Ronald W. Ristau
Management
Sure. Well, as I indicated, we think the portfolio is performing very, very strongly. The bad debt expense this year in the first -- fourth quarter, was impacted by 2 things: Number one is this change we made last fourth quarter that doesn't have any real net impact across either fiscal year, but it affects the bad debt in the quarter. So let me just give you what those numbers would be if I restated apples-to-apples. In fiscal '12, the bad debt expense would have been 3.6% and in fiscal '13, it would have been 3.5%. So there's that shift that's causing the difference from -- on an annual basis moving from 3.4% to 3.7%. But that's just the onetime shift. The net impact of it, when you take the impact of how we move bad debt and how we move the operating income, it moved $2 million only, 1 year was positive $2 million and 1 year was negative $2 million, the net being zero and now it's all restated and we have the right operating structure going forward. So that's what happened. The portfolio is performing great. The change in the collection rate which came down by 30 bps, really had to do with the mix of programs.
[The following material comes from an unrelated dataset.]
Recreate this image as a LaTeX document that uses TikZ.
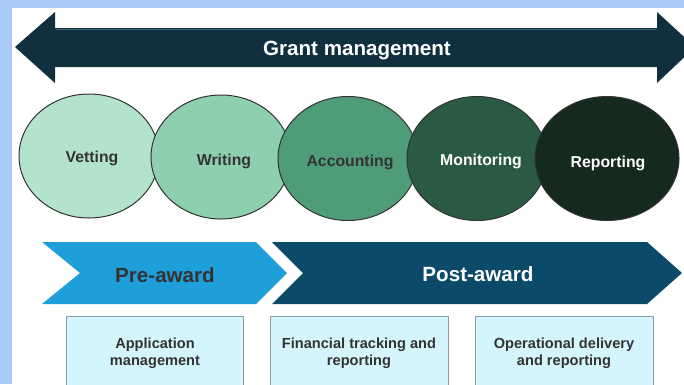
\documentclass[tikz,border=0pt]{standalone}
\usepackage{fontspec}
\setmainfont{Liberation Sans}
\usetikzlibrary{shapes.geometric}
\definecolor{framebg}{HTML}{A9C9F7}
\definecolor{navyarrow}{HTML}{10303F}
\definecolor{navyedge}{HTML}{3E6575}
\definecolor{cVet}{HTML}{B4E3CB}
\definecolor{cWri}{HTML}{8ECFAE}
\definecolor{cAcc}{HTML}{4F9D76}
\definecolor{cMon}{HTML}{2B5A43}
\definecolor{cRep}{HTML}{15291F}
\definecolor{preblue}{HTML}{1F9FD9}
\definecolor{postblue}{HTML}{0C4A6A}
\definecolor{boxfill}{HTML}{D5F5FC}
\definecolor{boxedge}{HTML}{8C9CA3}
\definecolor{txtdark}{HTML}{333333}
\begin{document}
\begin{tikzpicture}[x=1pt,y=-1pt,
  bigtxt/.style={font=\fontsize{20.6}{24}\selectfont\bfseries, inner sep=0pt},
  phase/.style={ellipse, draw=black!80, line width=1pt, minimum width=140pt, minimum height=124pt, inner sep=0pt},
  phasetxt/.style={font=\fontsize{15.8}{18}\selectfont\bfseries, inner sep=0pt},
  infobox/.style={fill=boxfill, draw=boxedge, line width=1pt},
  boxtxt/.style={font=\fontsize{14.6}{17}\selectfont\bfseries, text=txtdark, align=center, inner sep=0pt}
]
\useasboundingbox (0,0) rectangle (684,384);
\fill[framebg] (0,0) rectangle (684,384);
\fill[white] (12,8) rectangle (690,390);

% double arrow
\fill[navyarrow] (15,47) -- (55,12) -- (55,28) -- (657,28) -- (657,12) -- (695,47) -- (657,83) -- (657,67) -- (55,67) -- (55,83) -- cycle;
\draw[navyedge, line width=0.8pt] (56,29.5) -- (656,29.5);
\node[bigtxt, text=white] (gm) at (357,50) {Grant management};

% phases
\node[phase, fill=cVet] (vet) at (89,156) {};
\node[phase, fill=cWri] (wri) at (221,157) {};
\node[phase, fill=cAcc] (acc) at (348,158.5) {};
\node[phase, fill=cMon] (mon) at (477,158.5) {};
\node[phase, fill=cRep, minimum width=144pt] (rep) at (607,158.5) {};
\node[phasetxt, text=txtdark] (tvet) at (92,158) {Vetting};
\node[phasetxt, text=txtdark] (twri) at (224,161) {Writing};
\node[phasetxt, text=txtdark] (tacc) at (350,162) {Accounting};
\node[phasetxt, text=white] (tmon) at (481,161) {Monitoring};
\node[phasetxt, text=white] (trep) at (608,163) {Reporting};

% chevrons
\fill[preblue] (42,242) -- (256,242) -- (287,273) -- (256,304) -- (42,304) -- (80,273) -- cycle;
\fill[postblue] (272,242) -- (647,242) -- (682,273) -- (647,304) -- (272,304) -- (303,273) -- cycle;
\node[bigtxt, text=txtdark] (pre) at (165,275) {Pre-award};
\node[bigtxt, text=white] (post) at (478,274) {Post-award};

% boxes
\draw[infobox] (66,316) rectangle (243,392);
\draw[infobox] (270,316) rectangle (448,392);
\draw[infobox] (475,316) rectangle (653,392);
\node[boxtxt] (b1) at (155,353) {Application\\management};
\node[boxtxt] (b2) at (359,353) {Financial tracking and\\reporting};
\node[boxtxt] (b3) at (564,353) {Operational delivery\\and reporting};
\end{tikzpicture}
\end{document}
As the customers -- remember, I said, we're choosing less our interest-free program and more of our regular credit terms. As they choose the regular credit terms, the payment cycles stretch out a little bit further. So therefore, it affected the monthly collection rate by 30 bps, so that what caused the entire change. So other than that, we really love the way the portfolio has been performing. It's been very strongly supporting our business, and as I mentioned, in particular, our bridal business. Consumers are behaving very well other than a small regional issue, of course, called by Superstorm Sandy in New York, where we set up a specific reserves of $2 million. But really the portfolio is performing great and we're very pleased with it and we look forward to another good year this year.
Irwin Bernard Boruchow - Sterne Agee & Leach Inc., Research Division: With the participation rate approaching 57% of U.S. sales, is there a certain ceiling that you guys kind of view that and kind of say to yourself, "Well, if it hits X, that's kind of a tipping point. We don't want to put too much our sales on credit."